I'm using PARTITION BY 0 here as a way of saying "just use the entire set as the partition" - this will rollup all sales for September.

... and combine this with the power of a Common Table Expression I can run some interesting calcs:

with september_sales as (
    select distinct sku,
    sum(price) OVER (PARTITION BY sku) as revenue,
    count(1) OVER (PARTITION BY sku) as sales_count,
    sum(price) OVER (PARTITION by 0) as sales_total
    from invoice_items
    where date_part('month',created_at) = 9
)

select sku,
    revenue::money,
    sales_count,
    sales_total::money,
    trunc((revenue/sales_total * 100),4) as percentage
from september_sales

In the final select I'm casting revenue and sales_total as money - which means it will be formatted nicely with a currency symbol.

A pretty comprehensive sales query - I get a total per sku, a sales count and a percentage of monthly sales with (what I promise becomes) fairly straightforward SQL.

I'm using trunc in the CTE here to round to 4 significant digits as the percentages can be quite long.

Strings

I showed you some fun with Regex above, but there is more you can do with strings in Postgres. Consider this query, which I used quite often (again, the Tekpub database):

select products.sku,
    products.title,
    downloads.list_order,
    downloads.title  as episode
from products
inner join downloads on downloads.product_id = products.id
order by products.sku, downloads.list_order;

This fetched all of my videos and their individual episodes (I called them downloads). I would use this query on display pages, which worked fine.

But what if I just wanted an episode summary? I could use some aggregate functions to this. The simplest first - just a comma-separated string of titles:

select products.sku,
    products.title,
    string_agg(downloads.title, ', ') as downloads
from products
inner join downloads on downloads.product_id = products.id
group by products.sku, products.title
order by products.sku

string_agg works like String.join() in your favorite language. But we can do one better, let's concatenate and send things down in an array for the client:

select products.sku,
    products.title,
    array_agg(concat(downloads.list_order,') ',downloads.title)) as downloads
from products
inner join downloads on downloads.product_id = products.id
group by products.sku, products.title
order by products.sku

Here I'm using arrayagg to pull in the listorder and title from the joined downloads table and output them inline as an array. I'm using the concat function to concatenate a pretty title using the list_order as well.

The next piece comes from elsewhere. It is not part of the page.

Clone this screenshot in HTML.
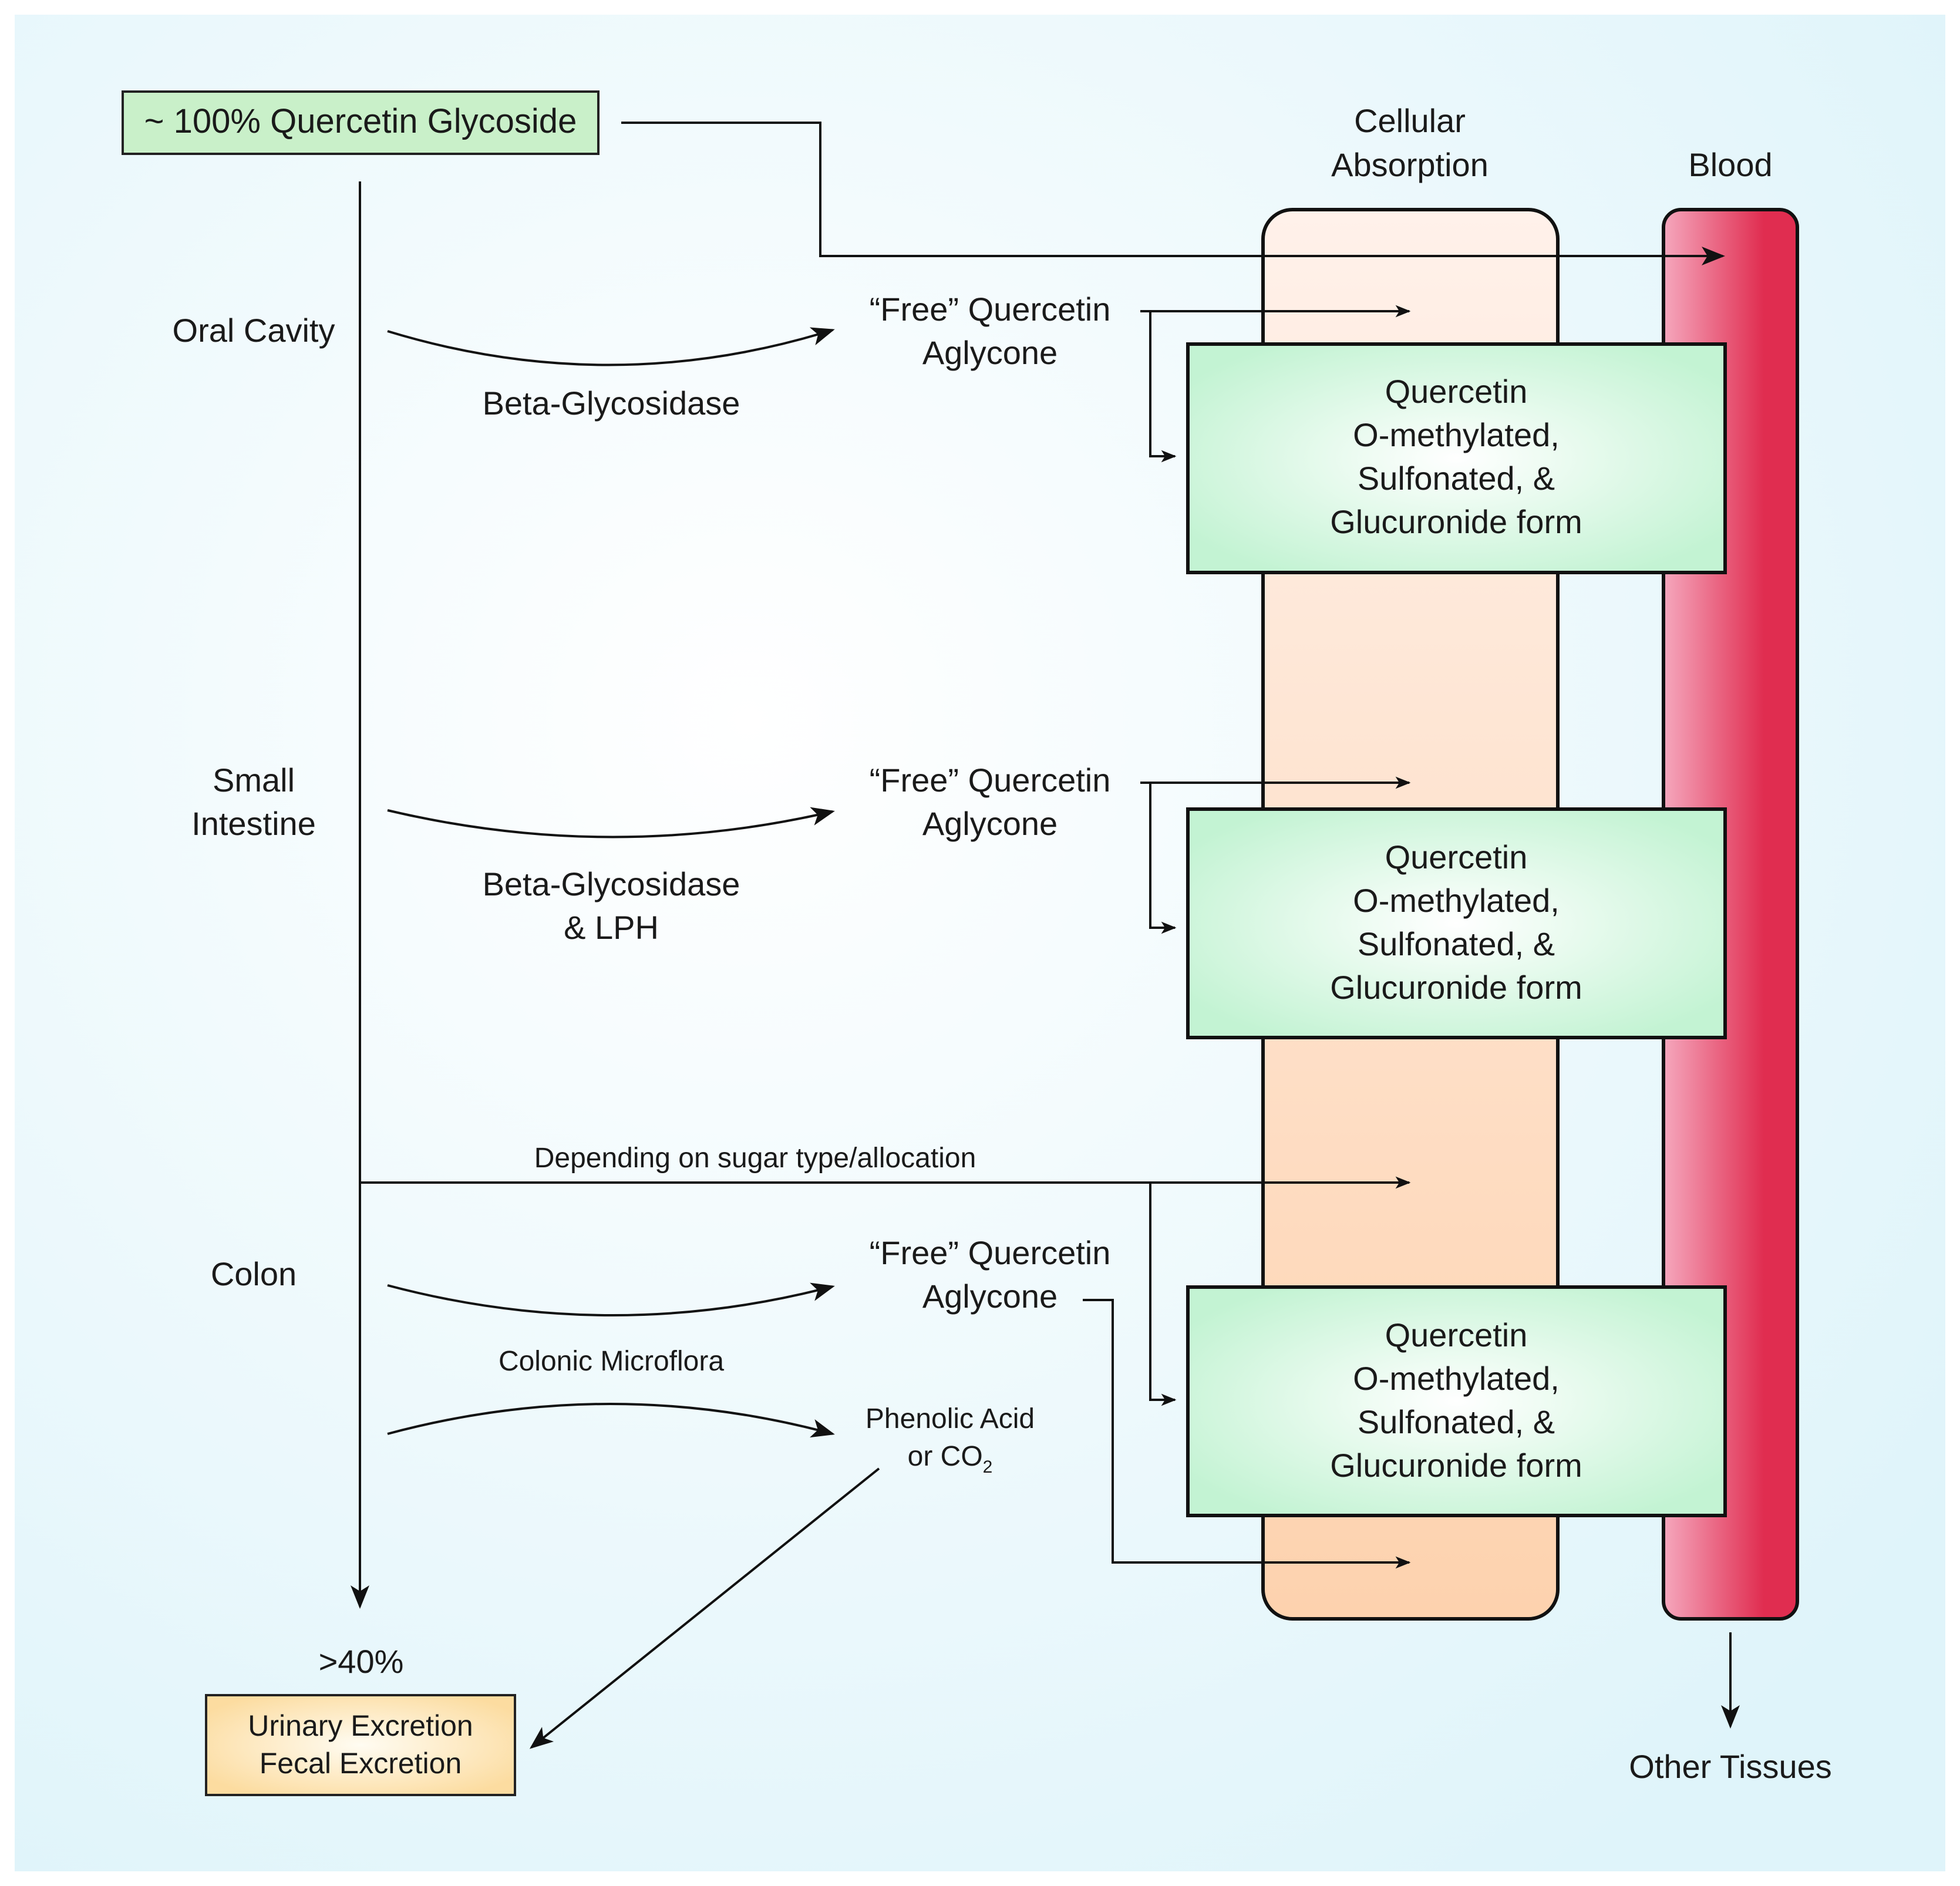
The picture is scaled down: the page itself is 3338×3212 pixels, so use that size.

If you're using Node, this will come back to you as an array you can iterate over.

If you're using Node, you'll probably want to have this JSON'd out, however:

select products.sku,
    products.title,
    json_agg(downloads) as downloads
from products
inner join downloads on downloads.product_id = products.id
group by products.sku, products.title
order by products.sku

Here I'm shoving the related downloads bits (aka the "Child" records) into a field that I can easily consume on the client - an array of JSON.

Summary

If you don't know SQL very well - particularly how your favorite database engine implements and enhances it - take this week to get to know it better. It's so very powerful for working the gold of your application: your data.